I Almost Said No to Both of Them


This month I was invited to participate in two events: a women's day panel and the Free Mama Experience, both as a speaker and influencer. And I want to be honest about something I don't always say out loud: it has been years since I've been invited into spaces like this in that capacity. Years since someone looked at what I was building and said, we want you at our table.


That matters to me more than I probably let on.


But here's the thing about social anxiety...it doesn't care about your accolades. It doesn't care that you've been doing this for over a decade, that you have a podcast and a platform and books with your name on the spine. It still shows up in the days before an event and starts whispering that you're too tired, too much, maybe not quite the right fit for the room. It makes opting out feel responsible instead of fearful.


I've gotten very good at finding graceful sounding exits.

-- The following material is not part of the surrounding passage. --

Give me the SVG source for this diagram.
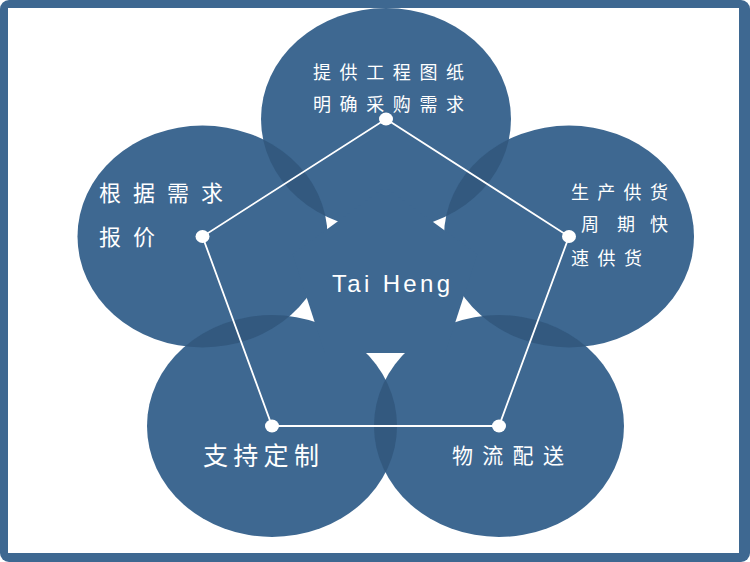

But last month, something shifted in how I think about this. A woman at a bouquet workshop told me something I hadn't been able to shake: I don't dislike being outside. I just like being out with intention, in the right rooms. That reframe changed the story I was telling myself — from I'm not an outside person to I'm a discerning person. Small difference in words. Completely different identity.


So when both of those invitations came months ago, I thought about that. I thought: are these the right rooms? And the answer was yes. So I went.


Both events asked something real of me. The panel required me to be present and honest in front of a room full of women who needed something more than a polished answer. The Free Mama Experience required me to show up as an example of what it looks like to keep going. Neither one was easy. Both of them were exactly where I was supposed to be.


The old me would have found a way out of both of those invitations. The new version of me went anyway.

The growth isn't always loud. Sometimes it just looks like showing up when the voice in your head is telling you not to. And trusting that the room was made for you even before you walked in.